● CHALLENGE
Skip the pictures. Set down, word for word, the lines from the start of the material up to and including the line with "cer_ofdm = [0.30, 0.153, 0.0325, 0.0057, 4.2e-4, 1.43e-5]".

● COLLECTED DATA
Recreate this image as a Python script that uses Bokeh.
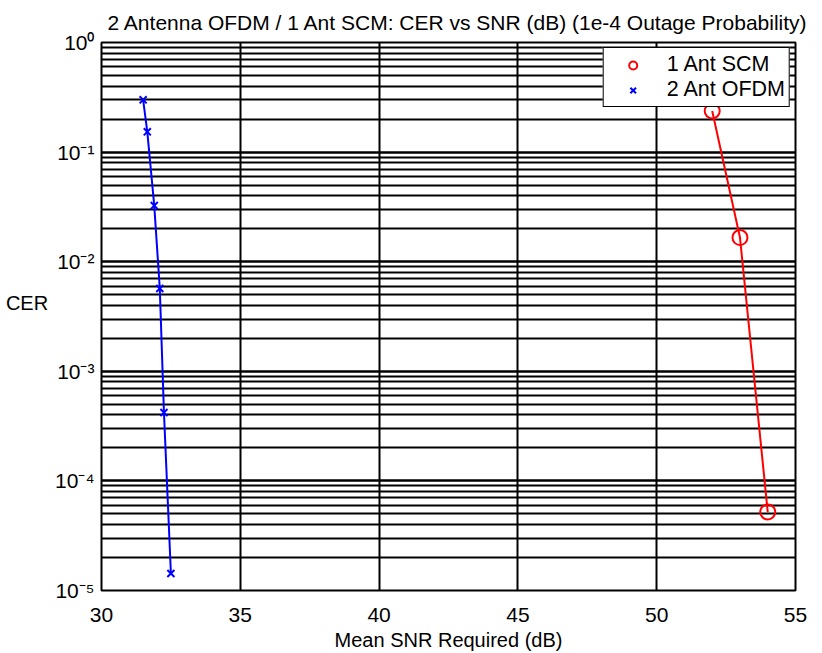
from bokeh.plotting import figure
from bokeh.models import (ColumnDataSource, Legend, LegendItem, FixedTicker,
                          CustomJSTickFormatter, Range1d, LogTicker)
from bokeh.embed import file_html
from bokeh.resources import INLINE

# ---- data ----
snr_scm = [52.0, 53.0, 54.0]
cer_scm = [0.237, 0.0166, 5.2e-5]

snr_ofdm = [31.5, 31.65, 31.9, 32.1, 32.25, 32.5]
cer_ofdm = [0.30, 0.153, 0.0325, 0.0057, 4.2e-4, 1.43e-5]

x_ticks = [30, 35, 40, 45, 50, 55]
title_text = "2 Antenna OFDM / 1 Ant SCM: CER vs SNR (dB) (1e-4 Outage Probability)"
x_label = "Mean SNR Required (dB)"
y_label = "CER"
name_scm = "1 Ant SCM"
name_ofdm = "2 Ant OFDM"

FONT = "Liberation Sans"

p = figure(width=822, height=653, y_axis_type="log",
           x_range=Range1d(30, 55), y_range=Range1d(1e-5, 1),
           output_backend="svg", toolbar_location=None,
           min_border_left=101, min_border_right=27, min_border_top=41,
           min_border_bottom=61)

p.title.text = title_text
p.title.text_font = FONT
p.title.text_font_size = "21px"
p.title.text_font_style = "normal"
p.title.text_color = "black"
p.title.align = "left"
p.title.offset = 6
p.title.standoff = 17

p.background_fill_color = "white"
p.border_fill_color = "white"
p.outline_line_color = "black"
p.outline_line_width = 2
p.outline_line_alpha = 1.0

# axes
xa = p.xaxis[0]
xa.ticker = FixedTicker(ticks=x_ticks)
xa.axis_label = x_label
ya = p.yaxis[0]
ya.ticker = LogTicker(num_minor_ticks=10)
ya.axis_label = y_label + "\n "
ya.axis_label_orientation = "horizontal"
ya.formatter = CustomJSTickFormatter(code="""
const sup = {'0':'\u2070','1':'\u00b9','2':'\u00b2','3':'\u00b3','4':'\u2074',
             '5':'\u2075','6':'\u2076','7':'\u2077','8':'\u2078','9':'\u2079','-':'\u207b'};
const e = Math.round(Math.log10(tick));
return '10' + String(e).split('').map(c => sup[c]).join('');
""")

for ax in (xa, ya):
    ax.axis_line_color = None
    ax.major_tick_out = 0
    ax.minor_tick_out = 0
    ax.major_tick_in = 0
    ax.minor_tick_in = 0
    ax.major_label_text_font = FONT
    ax.major_label_text_font_size = "21px"
    ax.major_label_text_color = "black"
    ax.axis_label_text_font = FONT
    ax.axis_label_text_font_size = "20px"
    ax.axis_label_text_font_style = "normal"
    ax.axis_label_text_color = "black"

xa.major_label_standoff = 17
xa.axis_label_standoff = 4
ya.major_label_standoff = 7
ya.axis_label_standoff = 4

# grid
p.xgrid.grid_line_color = "black"
p.xgrid.grid_line_width = 2
p.xgrid.grid_line_alpha = 1.0
p.ygrid.grid_line_color = "black"
p.ygrid.grid_line_width = 2
p.ygrid.grid_line_alpha = 1.0
p.ygrid.minor_grid_line_color = "black"
p.ygrid.minor_grid_line_width = 2
p.ygrid.minor_grid_line_alpha = 1.0

src_scm = ColumnDataSource(dict(x=snr_scm, y=cer_scm))
src_ofdm = ColumnDataSource(dict(x=snr_ofdm, y=cer_ofdm))

p.line("x", "y", source=src_scm, line_color="red", line_width=2)
r_scm = p.scatter("x", "y", source=src_scm, marker="circle", size=15,
                  fill_color=None, line_color="red", line_width=2)
p.line("x", "y", source=src_ofdm, line_color="blue", line_width=2)
r_ofdm = p.scatter("x", "y", source=src_ofdm, marker="x", size=10,
                   line_color="blue", line_width=2)

legend = Legend(items=[LegendItem(label=name_scm, renderers=[r_scm]),
                       LegendItem(label=name_ofdm, renderers=[r_ofdm])],
                location="top_right")
legend.label_text_font = FONT
legend.label_text_font_size = "21.5px"
legend.label_text_line_height = 0.8
legend.label_text_color = "black"
legend.border_line_color = "black"
legend.border_line_width = 1
legend.border_line_alpha = 1.0
legend.background_fill_color = "white"
legend.background_fill_alpha = 1.0
legend.margin = 5
legend.padding = 4
legend.spacing = 0
legend.glyph_width = 50
legend.glyph_height = 20
legend.label_height = 20
legend.label_standoff = 9
p.add_layout(legend)

open("out.html", "w").write(file_html(p, INLINE))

● ANSWER IN FULL
Recreate this image as a Python script that uses Bokeh.
from bokeh.plotting import figure
from bokeh.models import (ColumnDataSource, Legend, LegendItem, FixedTicker,
                          CustomJSTickFormatter, Range1d, LogTicker)
from bokeh.embed import file_html
from bokeh.resources import INLINE

# ---- data ----
snr_scm = [52.0, 53.0, 54.0]
cer_scm = [0.237, 0.0166, 5.2e-5]

snr_ofdm = [31.5, 31.65, 31.9, 32.1, 32.25, 32.5]
cer_ofdm = [0.30, 0.153, 0.0325, 0.0057, 4.2e-4, 1.43e-5]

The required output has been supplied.